En Ciudad Barrios, al preguntar a los internos qué quiere decir ser miembro de la MS, muchos simplemente se ríen y miran por otro lado. Pero uno, un veterano que pasó años en los Estados Unidos, intenta articularlo: “Somos una familia. Lo único es que en nuestra familia tenemos reglas como ‘ningún sapo’”, dice. Y trata de enfatizar la solidaridad que existe entre la familia. “A veces homeboys no reciben visitas, entonces nosotros juntamos una moneda con otra, y le compramos unos zapatos”. Agrega que la pandilla respeta a los internos que se vuelven religiosos: “Lo que es de Dios es de Dios. Pero lo que no es Dios es nuestro”.

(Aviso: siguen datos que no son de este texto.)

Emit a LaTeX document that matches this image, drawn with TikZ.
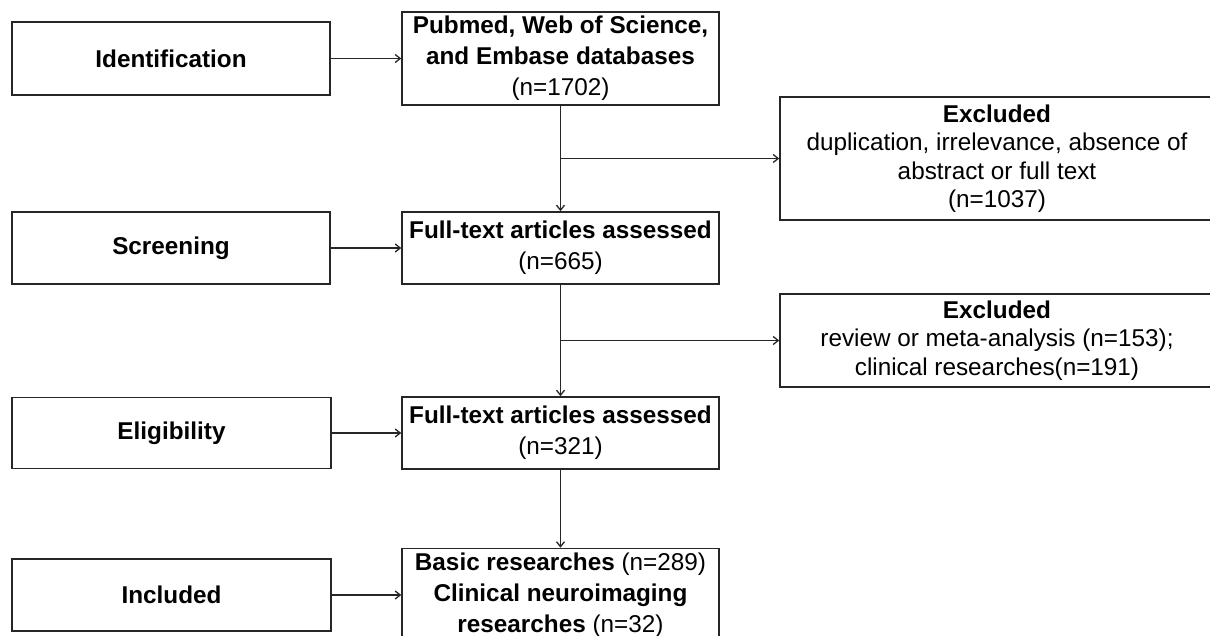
\documentclass[tikz,border=0pt]{standalone}
\usepackage{fontspec}
\setmainfont{Liberation Sans}
\usetikzlibrary{arrows.meta}
\begin{document}
\begin{tikzpicture}[x=1pt,y=1pt,
  box/.style={draw=black!85, line width=1.6pt, rectangle, inner sep=0pt, align=center,
    font=\fontsize{24.3}{31}\selectfont, text=black},
  exbox/.style={box, font=\fontsize{24.3}{28.5}\selectfont},
  arr/.style={draw=black!85, line width=1.5pt, -{Straight Barb[length=5pt,width=8pt,line width=1.3pt]}}
]
\clip (0,0) rectangle (1210,-636);
\fill[white] (0,0) rectangle (1210,-636);
% left stage boxes
\node[box, minimum width=318pt, minimum height=73pt] (L1) at (171,-58.5) {\bfseries Identification};
\node[box, minimum width=318pt, minimum height=72pt] (L2) at (171,-248) {\bfseries Screening};
\node[box, minimum width=319pt, minimum height=71pt] (L3) at (171.5,-433) {\bfseries Eligibility};
\node[box, minimum width=319pt, minimum height=72pt] (L4) at (171.5,-595) {\bfseries Included};
% middle boxes
\node[box, minimum width=317pt, minimum height=93pt] (M1) at (560.5,-58.5)
  {\bfseries Pubmed, Web of Science,\\ \bfseries and Embase databases\\ (n=1702)};
\node[box, minimum width=317pt, minimum height=72pt] (M2) at (560.5,-248)
  {\bfseries Full-text articles assessed\\ (n=665)};
\node[box, minimum width=317pt, minimum height=72pt] (M3) at (560.5,-433)
  {\bfseries Full-text articles assessed\\ (n=321)};
\node[box, minimum width=317pt, minimum height=93pt] (M4) at (560.5,-595)
  {{\bfseries Basic researches} (n=289)\\ \bfseries Clinical neuroimaging\\ {\bfseries researches} (n=32)};
% right exclusion boxes
\node[exbox, minimum width=434pt, minimum height=123pt] (R1) at (997,-158.5)
  {\bfseries Excluded\\ duplication, irrelevance, absence of\\ abstract or full text\\ (n=1037)};
\node[exbox, minimum width=434pt, minimum height=93pt] (R2) at (997,-340.5)
  {\bfseries Excluded\\ review or meta-analysis (n=153);\\ clinical researches(n=191)};
% connectors
\draw[arr] (L1.east) -- (M1.west);
\draw[arr] (L2.east) -- (M2.west);
\draw[arr] (L3.east) -- (M3.west);
\draw[arr] (L4.east) -- (M4.west);
\draw[arr] (M1.south) -- (M2.north);
\draw[arr] (M2.south) -- (M3.north);
\draw[arr] (M3.south) -- (M4.north);
\draw[arr] (M1.south |- R1.west) -- (R1.west);
\draw[arr] (M2.south |- R2.west) -- (R2.west);
\end{tikzpicture}
\end{document}
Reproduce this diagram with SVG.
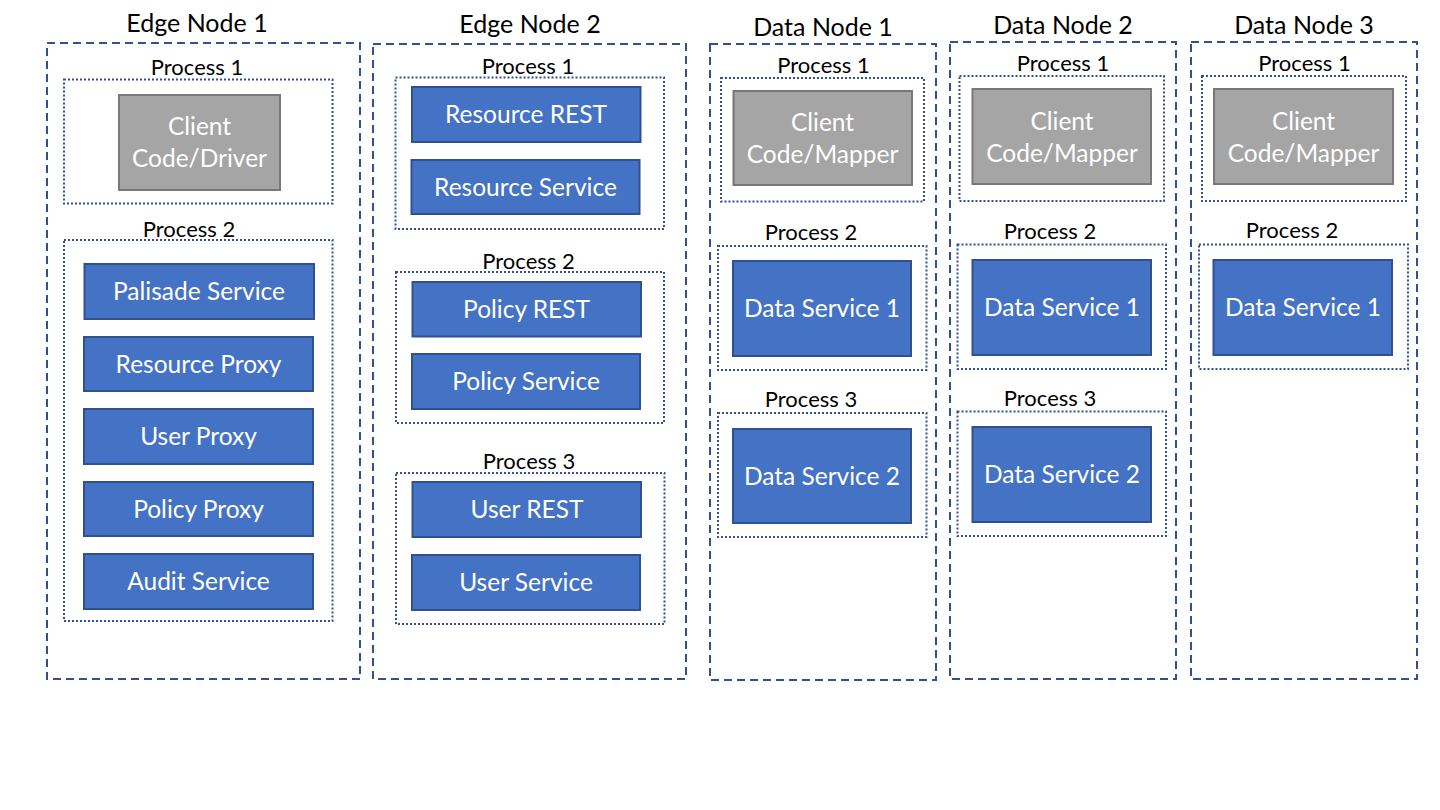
<svg xmlns="http://www.w3.org/2000/svg" width="1440" height="810" viewBox="0 0 1440 810">
<style>
  text { font-family: Lato, "Open Sans", "Liberation Sans", sans-serif; text-anchor: middle; }
  .node { fill: none; stroke: #2F528F; stroke-width: 2; stroke-dasharray: 8 5; }
  .proc { fill: none; stroke: #2F528F; stroke-width: 2; stroke-dasharray: 2 2; }
  .svc { fill: #4472C4; stroke: #2F528F; stroke-width: 2; }
  .cli { fill: #A5A5A5; stroke: #787878; stroke-width: 2; }
  .title { font-size: 25px; fill: #000; }
  .plabel { font-size: 22px; fill: #000; }
  .btext { font-size: 24.5px; fill: #FFFFFF; }
</style>
<rect width="1440" height="810" fill="#FFFFFF"/>

<g id="edge-node-1">
  <rect class="node" x="47" y="43" width="313" height="636"/>
  <text class="title" x="197" y="32">Edge Node 1</text>
  <g id="en1-process-1">
    <rect class="proc" x="64" y="79.5" width="268.5" height="124"/>
    <text class="plabel" x="197" y="75">Process 1</text>
    <g id="en1-client">
      <rect class="cli" x="119" y="95" width="161" height="95"/>
      <text class="btext" x="199.5" y="135">Client</text>
      <text class="btext" x="199.5" y="167">Code/Driver</text>
    </g>
  </g>
  <g id="en1-process-2">
    <rect class="proc" x="64" y="240" width="268.5" height="381"/>
    <text class="plabel" x="189" y="237">Process 2</text>
    <g id="en1-palisade"><rect class="svc" x="84.5" y="264" width="229.5" height="55"/><text class="btext" x="199" y="300">Palisade Service</text></g>
    <g id="en1-resource-proxy"><rect class="svc" x="84" y="337" width="229" height="54"/><text class="btext" x="198.5" y="372.5">Resource Proxy</text></g>
    <g id="en1-user-proxy"><rect class="svc" x="84" y="409" width="229" height="55"/><text class="btext" x="198.5" y="445">User Proxy</text></g>
    <g id="en1-policy-proxy"><rect class="svc" x="84" y="482" width="229" height="54"/><text class="btext" x="198.5" y="517.5">Policy Proxy</text></g>
    <g id="en1-audit"><rect class="svc" x="84" y="554" width="229" height="55"/><text class="btext" x="198.5" y="590">Audit Service</text></g>
  </g>
</g>

<g id="edge-node-2">
  <rect class="node" x="373" y="44" width="313" height="635"/>
  <text class="title" x="530" y="32.5">Edge Node 2</text>
  <g id="en2-process-1">
    <rect class="proc" x="395.5" y="77.5" width="268.5" height="151.5"/>
    <text class="plabel" x="528" y="74">Process 1</text>
    <g id="en2-resource-rest"><rect class="svc" x="412" y="87" width="228.5" height="55"/><text class="btext" x="526" y="123">Resource REST</text></g>
    <g id="en2-resource-service"><rect class="svc" x="411.5" y="160" width="228" height="54"/><text class="btext" x="525.5" y="195.5">Resource Service</text></g>
  </g>
  <g id="en2-process-2">
    <rect class="proc" x="396" y="272" width="268" height="151"/>
    <text class="plabel" x="528.5" y="268.5">Process 2</text>
    <g id="en2-policy-rest"><rect class="svc" x="412.5" y="282" width="228.5" height="54.5"/><text class="btext" x="526.5" y="318">Policy REST</text></g>
    <g id="en2-policy-service"><rect class="svc" x="412" y="354" width="228" height="55"/><text class="btext" x="526" y="390">Policy Service</text></g>
  </g>
  <g id="en2-process-3">
    <rect class="proc" x="396" y="473" width="268.5" height="151"/>
    <text class="plabel" x="529" y="469">Process 3</text>
    <g id="en2-user-rest"><rect class="svc" x="412.5" y="482" width="228.5" height="55"/><text class="btext" x="527" y="518">User REST</text></g>
    <g id="en2-user-service"><rect class="svc" x="412" y="555" width="228" height="55"/><text class="btext" x="526" y="591">User Service</text></g>
  </g>
</g>

<g id="data-node-1">
  <rect class="node" x="710" y="44" width="226" height="636"/>
  <text class="title" x="823" y="36">Data Node 1</text>
  <g id="dn1-process-1">
    <rect class="proc" x="721" y="78" width="203" height="123.5"/>
    <text class="plabel" x="823.5" y="73">Process 1</text>
    <g id="dn1-client">
      <rect class="cli" x="733.5" y="91" width="178.5" height="94"/>
      <text class="btext" x="822.5" y="131">Client</text>
      <text class="btext" x="822.5" y="163">Code/Mapper</text>
    </g>
  </g>
  <g id="dn1-process-2">
    <rect class="proc" x="718" y="246" width="208.5" height="124"/>
    <text class="plabel" x="811" y="240">Process 2</text>
    <g id="dn1-data-service-1"><rect class="svc" x="733" y="261" width="178" height="95"/><text class="btext" x="822" y="317">Data Service 1</text></g>
  </g>
  <g id="dn1-process-3">
    <rect class="proc" x="718" y="413" width="208.5" height="124"/>
    <text class="plabel" x="811" y="407">Process 3</text>
    <g id="dn1-data-service-2"><rect class="svc" x="733" y="429" width="178" height="94"/><text class="btext" x="822" y="484.5">Data Service 2</text></g>
  </g>
</g>

<g id="data-node-2">
  <rect class="node" x="950" y="42" width="226" height="637"/>
  <text class="title" x="1063" y="34">Data Node 2</text>
  <g id="dn2-process-1">
    <rect class="proc" x="959.5" y="76" width="204.5" height="125"/>
    <text class="plabel" x="1063" y="71">Process 1</text>
    <g id="dn2-client">
      <rect class="cli" x="972.5" y="89" width="178.5" height="95"/>
      <text class="btext" x="1062" y="129.5">Client</text>
      <text class="btext" x="1062" y="161.5">Code/Mapper</text>
    </g>
  </g>
  <g id="dn2-process-2">
    <rect class="proc" x="957.5" y="244.5" width="208.5" height="124.5"/>
    <text class="plabel" x="1050" y="239">Process 2</text>
    <g id="dn2-data-service-1"><rect class="svc" x="972.5" y="260" width="178.5" height="95"/><text class="btext" x="1062" y="316">Data Service 1</text></g>
  </g>
  <g id="dn2-process-3">
    <rect class="proc" x="957.5" y="411.5" width="208.5" height="124.5"/>
    <text class="plabel" x="1050" y="406">Process 3</text>
    <g id="dn2-data-service-2"><rect class="svc" x="972.5" y="427" width="178.5" height="95"/><text class="btext" x="1062" y="483">Data Service 2</text></g>
  </g>
</g>

<g id="data-node-3">
  <rect class="node" x="1191" y="42" width="226" height="637"/>
  <text class="title" x="1304" y="34">Data Node 3</text>
  <g id="dn3-process-1">
    <rect class="proc" x="1202" y="76" width="204" height="125"/>
    <text class="plabel" x="1304.5" y="71">Process 1</text>
    <g id="dn3-client">
      <rect class="cli" x="1214" y="89" width="179" height="95"/>
      <text class="btext" x="1303.5" y="129.5">Client</text>
      <text class="btext" x="1303.5" y="161.5">Code/Mapper</text>
    </g>
  </g>
  <g id="dn3-process-2">
    <rect class="proc" x="1199" y="244.5" width="209" height="124.5"/>
    <text class="plabel" x="1292" y="238">Process 2</text>
    <g id="dn3-data-service-1"><rect class="svc" x="1213.5" y="260" width="178.5" height="95"/><text class="btext" x="1303" y="316">Data Service 1</text></g>
  </g>
</g>

<g id="connectors"></g>
</svg>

Unos internos sueñan con regresar a California, otros con ajustar cuentas con viejos enemigos. La gran mayoría no quiere imaginar una vida fuera de la pandilla, ni se arrepienten de los tatuajes que hacen su afiliación imposible de esconder. Al ver una cámara fotográfica, su reacción es posar con el gesto de la MS: los cuernos del diablo, adaptados en  época de los roqueros.

La posibilidad de estudiar les fastidia. La posibilidad de trabajar no existe. Por eso, día tras día, los internos juegan con dados, al fútbol y al basquetbol. Durante los días que estuve allí un torneo de fútbol captó la atención de los internos. ¿Qué haces cuando termine el torneo?, le pregunté a uno. Se encogió de hombros, y murmura, “Siempre habrá fútbol”. Y, como van las cosas, siempre habrá pandilleros en las cárceles mirándolo.